The U.S. Navy’s largest shipbuilder, Huntington Ingalls, has been awarded a $136 million contract modification to exercise options for a variety of services on the USS Columbus (SSN 762), according to a statement issued Thursday by the Department of Defense.
The modification to the cost-plus-fixed-fee contract involves the performance of the repair, maintenance, upgrades and modernization efforts on the USS Columbus (SSN 762) Engineered Overhaul.
“Work will be performed in Newport News, Virginia, and is expected to be complete by November 2020,” the Department of Defense message states.
USS Columbus is the 51st Los Angeles-class submarine and the 12th improved version of this class, which includes a vertical launch system for Tomahawk cruise missiles and an improved hull design for under-ice operations. In June 1994, she completed a post-shipyard maintenance availability in Groton, Conn., after initial construction and shakedown operations. In September 1994, the ship conducted an inter-fleet transfer to Pearl Harbor, Hawaii, and joined the U.S. Pacific Fleet Submarine Force.

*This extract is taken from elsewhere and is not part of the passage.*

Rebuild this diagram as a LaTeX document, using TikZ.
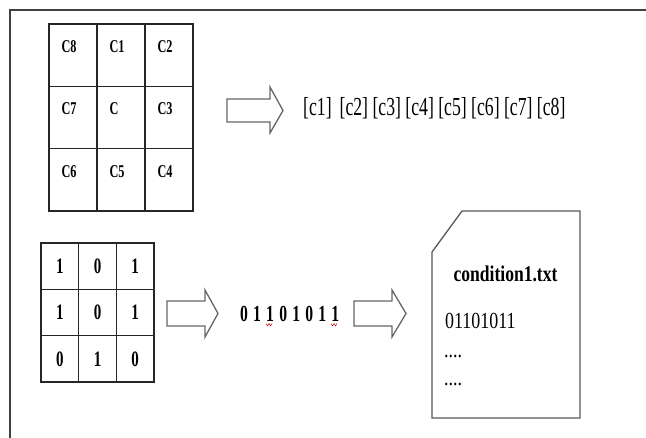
\documentclass[tikz,border=0pt]{standalone}
\usepackage{fontspec}
\setmainfont[FakeStretch=0.78]{Liberation Serif}
\newfontfamily\narrowserif[FakeStretch=0.68]{Liberation Serif}
\newcommand\dg{\kern5.2bp}
\begin{document}
\begin{tikzpicture}[x=1bp,y=-1bp,
  frame/.style={draw=black!75,line width=1.3bp},
  gridcell/.style={draw=black!85,line width=1.3bp,rectangle,inner sep=0pt},
  bigcell/.style={gridcell,minimum width=48bp,minimum height=62.33bp},
  smallcell/.style={gridcell,minimum width=37.67bp,minimum height=46.33bp,
    font=\narrowserif\fontsize{22bp}{24bp}\selectfont\bfseries},
  celllabel/.style={inner sep=0pt,anchor=base west,
    font=\narrowserif\fontsize{18bp}{20bp}\selectfont\bfseries},
  txt/.style={inner sep=0pt,anchor=base west},
  blockarrow/.style={draw=black!60,fill=white,line width=1.3bp,line join=miter},
  docshape/.style={draw=black!65,fill=white,line width=1.3bp},
  squiggle/.style={draw=red!75!black,line width=0.5bp}]
\useasboundingbox (0,0) rectangle (646,438);
\fill[white] (0,0) rectangle (646,438);

% outer frame (left and top edges)
\draw[frame] (10,438) -- (10,10) -- (646,10);

% 3x3 neighbourhood grid with cell names
\foreach \r/\lbls in {1/{C8,C1,C2},2/{C7,C,C3},3/{C6,C5,C4}}{
  \foreach \lb [count=\c] in \lbls{
    \node[bigcell] (t-\r-\c) at ({49+48*(\c-0.5)},{24+62.33*(\r-0.5)}) {};
    \node[celllabel] (tl-\r-\c) at ([shift={(13,29)}]t-\r-\c.north west) {\lb};
  }
}

% arrow to the ordered list
\draw[blockarrow] (227,99) -- (270,99) -- (270,87) -- (283,110.5) -- (270,133)
  -- (270,122) -- (227,122) -- cycle;
\node[txt,font=\narrowserif\fontsize{26bp}{28bp}\selectfont] (seq) at (303,116)
  {[c1]\hspace{8bp}[c2] [c3] [c4] [c5] [c6] [c7] [c8]};

% 3x3 binary grid
\foreach \r/\vals in {1/{1,0,1},2/{1,0,1},3/{0,1,0}}{
  \foreach \v [count=\c] in \vals{
    \node[smallcell] (b-\r-\c) at ({41+37.67*(\c-0.5)},{243+46.33*(\r-0.5)}) {\v};
  }
}

% arrow to the bit string
\draw[blockarrow] (167,301) -- (205,301) -- (205,290) -- (218,313.5) -- (205,337)
  -- (205,326) -- (167,326) -- cycle;
\node[txt,font=\narrowserif\fontsize{23bp}{25bp}\selectfont\bfseries] (bits) at (240,322)
  {0\dg1\dg1\dg0\dg1\dg0\dg1\dg1};
\draw[squiggle] (266,323.5) -- (267.5,326) -- (269,323.5) -- (270.5,326) -- (272,323.5);
\draw[squiggle] (331,323.5) -- (332.5,326) -- (334,323.5) -- (335.5,326) -- (337,323.5);

% arrow to the file
\draw[blockarrow] (354,301) -- (392,301) -- (392,290) -- (406,313.5) -- (392,337)
  -- (392,326) -- (354,326) -- cycle;

% file with a cut corner
\draw[docshape] (462,211) -- (580,211) -- (580,418) -- (432,418) -- (432,252) -- cycle;
\node[inner sep=0pt,anchor=base,font=\fontsize{22.5bp}{24bp}\selectfont\bfseries]
  (fname) at (505.5,282) {condition1.txt};
\node[txt,font=\fontsize{23bp}{25bp}\selectfont] (line1) at (445,328) {01101011};
\node[txt,font=\fontsize{23bp}{25bp}\selectfont] (line2) at (444,357) {....};
\node[txt,font=\fontsize{23bp}{25bp}\selectfont] (line3) at (444,385) {....};
\end{tikzpicture}
\end{document}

The USS Columbus is a flexible, multi-mission platform designed to carry out the seven core competencies of the submarine force: anti-submarine warfare, anti-surface warfare, irregular warfare, intelligence, surveillance, reconnaissance, and mine warfare. It is 377 feet long, 34 feet wide, and weighs nearly 7,800 tons. It is powered by a nuclear reactor to push the boat through the water at speeds of more than 25 knots while submerged.
As the most modern and sophisticated attack submarine in the world, the Columbus can operate in both littoral and deep ocean environments and presents combatant commanders with a broad and unique range of operational capabilities.